Page last updated at 06:59 GMT, Monday, 13 July 2009 07:59 UK

N Korean leader Kim 'has cancer'


Kim Jong-il appeared on television last week, looking gaunt

North Korean leader Kim Jong-il has life-threatening pancreatic cancer, South Korean TV news channel YTN says.

Quoting unidentified sources from both South Korea and China, the report said the disease gives Kim Jong-il a maximum life expectancy of five years.

YTN said Mr Kim was diagnosed with the illness last year, about the same time he was reported to have had a stroke.

Mr Kim, 67, was seen last week looking gaunt and walking with a limp, fuelling more speculation about his health.

The rare public appearance was at a memorial on 8 July to mark the 15th anniversary of his father's death.

It has been widely reported that Mr Kim's third son, Kim Jong-un, is being groomed as heir, although Pyongyang has made no announcement.

Nuclear talks

The latest reports on the state of his health come as nuclear negotiators from China and South Korea opened talks in Seoul about how to handle the threat from the North.

The pancreas is a long gland below the stomach producing digestive enzymes and hormones
Tumours tend to produce few symptoms and the disease is often not noticed until well advanced
Equally common in men and women
Majority of cases occur in people over 70

The United Nations stepped up sanctions against the North after its nuclear and missile tests of May.

"What is important is that the two sides have frank and in-depth consultations," Chinese Vice Foreign Minister Wu Dawei was reported as saying by South Korea's Yonhap news agency.

He was meeting Wi Sung-lac, the South Korean special representative for Korean Peninsula peace and security affairs.
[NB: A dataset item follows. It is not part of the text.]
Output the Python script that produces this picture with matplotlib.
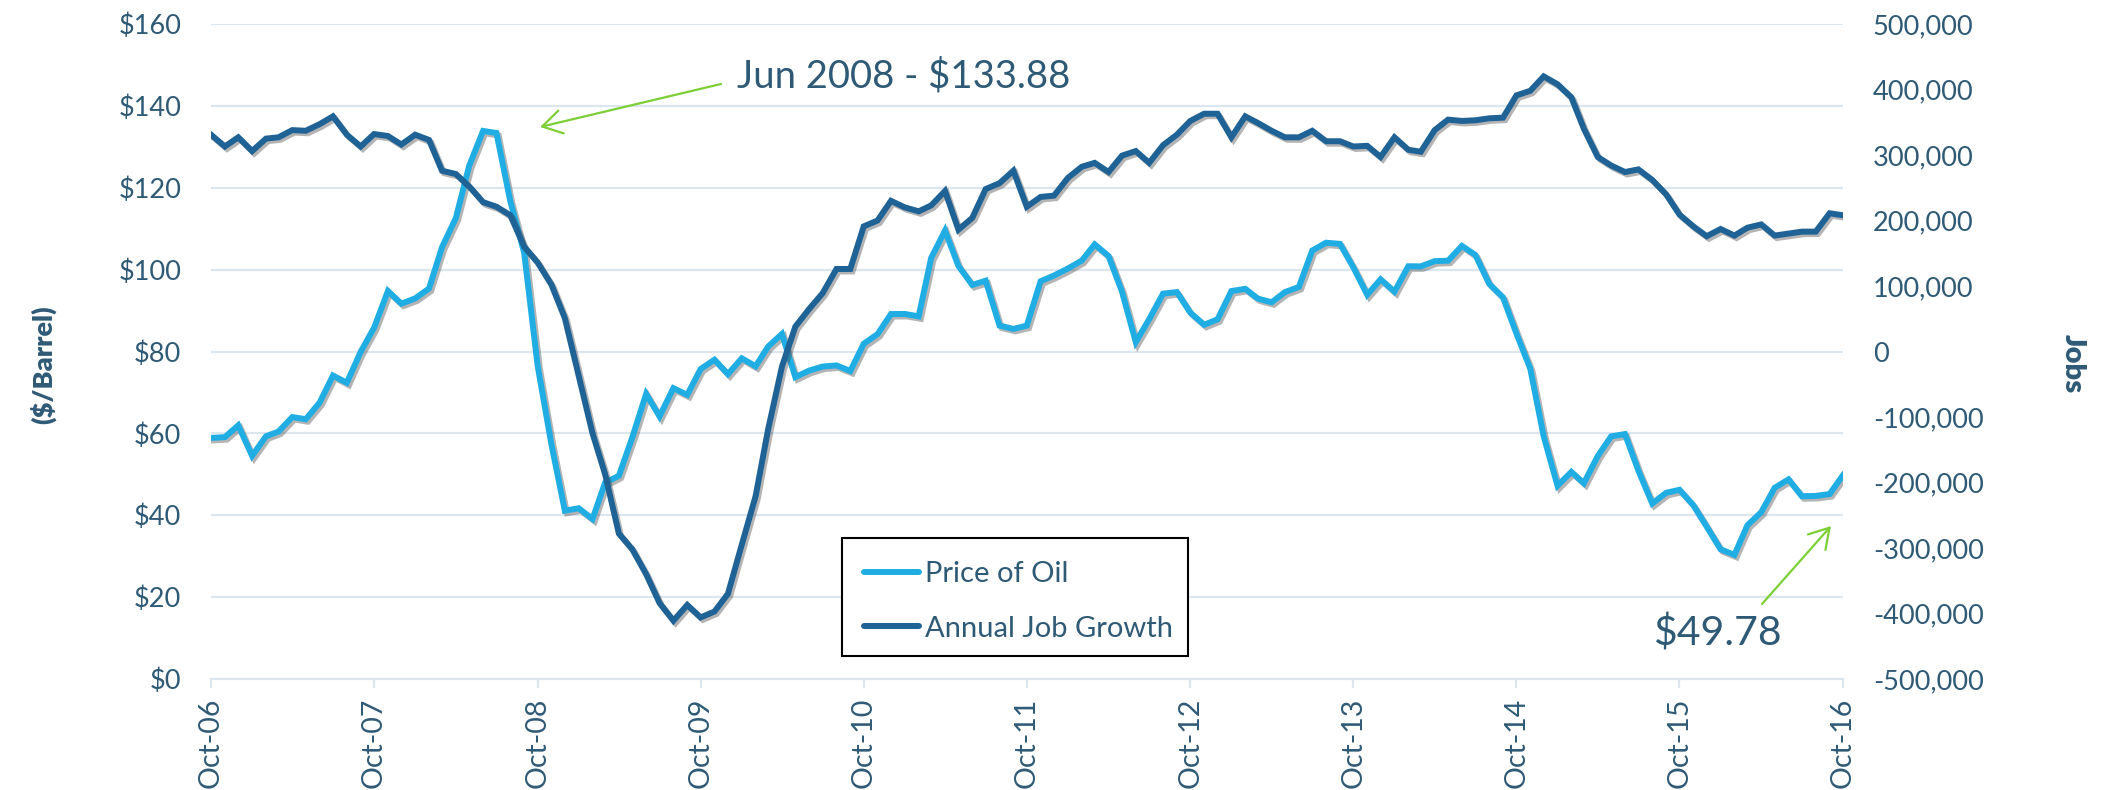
import matplotlib
matplotlib.use("Agg")
import matplotlib.pyplot as plt
import matplotlib.patheffects as pe
from matplotlib.lines import Line2D
from matplotlib.patches import Rectangle
import pandas as pd

plt.rcParams['font.family'] = ['Lato', 'DejaVu Sans']

# ---------------- data ----------------
start_month = "2006-10-01"
n_months = 121

oil_price = [
    58.89, 59.08, 61.96,
    54.51, 59.28, 60.44, 63.98, 63.46, 67.49, 74.12, 72.36, 79.92, 85.80, 94.77, 91.69,
    92.97, 95.39, 105.45, 112.58, 125.40, 133.88, 133.37, 116.67, 104.11, 76.61, 57.31, 41.12,
    41.71, 39.09, 47.94, 49.65, 59.03, 69.64, 64.15, 71.05, 69.41, 75.72, 77.99, 74.47,
    78.33, 76.39, 81.20, 84.29, 73.74, 75.34, 76.32, 76.60, 75.24, 81.89, 84.25, 89.15,
    89.17, 88.58, 102.86, 109.53, 100.90, 96.26, 97.30, 86.33, 85.52, 86.32, 97.16, 98.56,
    100.27, 102.20, 106.16, 103.32, 94.66, 82.30, 87.90, 94.13, 94.51, 89.49, 86.53, 87.86,
    94.76, 95.31, 92.94, 92.02, 94.51, 95.77, 104.67, 106.57, 106.29, 100.54, 93.86, 97.63,
    94.62, 100.82, 100.80, 102.07, 102.18, 105.79, 103.59, 96.54, 93.21, 84.40, 75.79, 59.29,
    47.22, 50.58, 47.82, 54.45, 59.27, 59.82, 50.90, 42.87, 45.48, 46.22, 42.44, 37.19,
    31.68, 30.32, 37.55, 40.75, 46.71, 48.76, 44.65, 44.72, 45.18, 49.78,
]

job_growth_k = [
    331, 313, 327,
    306, 325, 327, 338, 337, 347, 359, 331, 313, 332, 329, 316,
    331, 323, 276, 271, 252, 228, 221, 208, 160, 136, 102, 51,
    -37, -125, -187, -278, -302, -340, -384, -411, -387, -406, -397, -370,
    -295, -221, -119, -23, 38, 65, 89, 126, 126, 191, 200, 230,
    220, 214, 223, 245, 186, 204, 248, 257, 276, 221, 236, 238,
    265, 282, 288, 274, 299, 306, 288, 315, 331, 352, 363, 363,
    327, 359, 349, 337, 327, 327, 337, 321, 321, 313, 314, 297,
    327, 308, 305, 338, 354, 352, 353, 356, 357, 391, 398, 420,
    408, 388, 340, 297, 284, 274, 278, 262, 240, 209, 191, 176,
    187, 177, 189, 194, 177, 180, 183, 183, 211, 208,
]
job_growth = [v * 1000 for v in job_growth_k]

x_tick_labels = ["Oct-06", "Oct-07", "Oct-08", "Oct-09", "Oct-10", "Oct-11",
                 "Oct-12", "Oct-13", "Oct-14", "Oct-15", "Oct-16"]
price_ticks = [0, 20, 40, 60, 80, 100, 120, 140, 160]
job_ticks = [-500000, -400000, -300000, -200000, -100000, 0,
             100000, 200000, 300000, 400000, 500000]

series_names = ["Price of Oil", "Annual Job Growth"]
peak_label = "Jun 2008 - $133.88"
last_label = "$49.78"

dates = pd.date_range(start_month, periods=n_months, freq="MS")

# ---------------- style ----------------
LIGHT = "#1FADE4"
DARK = "#1E6296"
TEXT = "#2F5A76"
GRID = "#DCE6EE"
GREEN = "#7CCF36"

W, H = 2104, 790
fig = plt.figure(figsize=(W / 100, H / 100), dpi=100)
L, R, T, B = 211, 1843, 24, 679
ax = fig.add_axes([L / W, 1 - B / H, (R - L) / W, (B - T) / H])
ax2 = ax.twinx()

shadow = [pe.SimpleLineShadow(offset=(1.6, -1.8), shadow_color="#444444", alpha=0.4),
          pe.Normal()]

ax.plot(dates, oil_price, color=LIGHT, lw=4.3, solid_joinstyle="miter",
        path_effects=shadow, zorder=3)
ax2.plot(dates, job_growth, color=DARK, lw=4.3, solid_joinstyle="miter",
         path_effects=shadow, zorder=3)

ax.set_xlim(dates[0], dates[-1])
ax.set_ylim(price_ticks[0], price_ticks[-1])
ax2.set_ylim(job_ticks[0], job_ticks[-1])

ax.set_yticks(price_ticks)
ax.set_yticklabels([f"${v}" for v in price_ticks])
ax2.set_yticks(job_ticks)
ax2.set_yticklabels([f"{v:,}" for v in job_ticks])

ax.set_xticks(dates[::12])
ax.set_xticklabels(x_tick_labels, rotation=90)

ax.grid(axis="y", color=GRID, lw=1.6)
ax.set_axisbelow(True)
for s in ["top", "left", "right"]:
    ax.spines[s].set_visible(False)
    ax2.spines[s].set_visible(False)
ax2.spines["bottom"].set_visible(False)
ax.spines["bottom"].set_color(GRID)
ax.spines["bottom"].set_linewidth(1.6)

ax.tick_params(axis="x", length=6.5, width=1.6, color=GRID, labelcolor=TEXT,
               labelsize=20.5, pad=7)
ax.tick_params(axis="y", length=0, labelcolor=TEXT, labelsize=19.5, pad=21.5)
ax2.tick_params(axis="y", length=0, labelcolor=TEXT, labelsize=19.5, pad=21.5)

fig.text(43 / W, 1 - 365 / H, "($/Barrel)", rotation=90, ha="center", va="center",
         fontsize=19.5, fontweight="heavy", color=TEXT)
fig.text(2073 / W, 1 - 364 / H, "Jobs", rotation=270, ha="center", va="center",
         fontsize=21, fontweight="heavy", color=TEXT)

# legend: white box with black border, entries on top
box = Rectangle((842 / W, 1 - 656 / H), 346 / W, 118 / H, transform=fig.transFigure,
                facecolor="white", edgecolor="black", lw=1.5, zorder=5)
fig.add_artist(box)
handles = [Line2D([], [], color=LIGHT, lw=4.3, solid_capstyle="round"),
           Line2D([], [], color=DARK, lw=4.3, solid_capstyle="round")]
leg = fig.legend(handles, series_names, loc="upper left",
                 bbox_to_anchor=(864 / W, 1 - 561 / H), bbox_transform=fig.transFigure,
                 fontsize=21, frameon=False, borderpad=0, handlelength=1.9,
                 handletextpad=0.2, labelspacing=0.98, borderaxespad=0)
for t in leg.get_texts():
    t.set_color(TEXT)
leg.set_zorder(6)


def af(px, py):
    return ((px - L) / (R - L), (B - py) / (B - T))


arrow_kw = dict(arrowstyle="->,head_length=0.5,head_width=0.3", color=GREEN,
                lw=1.6, mutation_scale=28, shrinkA=0, shrinkB=0)
ax2.annotate("", xy=af(540, 127), xytext=af(721, 84), xycoords="axes fraction",
             textcoords="axes fraction", arrowprops=arrow_kw)
ax2.text(*af(737, 76), peak_label, transform=ax2.transAxes, ha="left", va="center",
         fontsize=27.5, color=TEXT)
ax2.annotate("", xy=af(1831, 526), xytext=af(1762, 604), xycoords="axes fraction",
             textcoords="axes fraction", arrowprops=arrow_kw, annotation_clip=False)
ax2.text(*af(1717, 634), last_label, transform=ax2.transAxes, ha="center", va="center",
         fontsize=29.5, color=TEXT)

fig.savefig("out.png", dpi=100, facecolor="white")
Mr Wu, who chairs the international talks on the North's nuclear programme, arrived in Seoul on Sunday. He had already visited Russia, the United States, and Japan which, with the two Koreas and China, make up the six-party negotiations.

These talks faltered last year when North Korea and the US could not agree on verification procedures to asses the full extent of the North's programmes.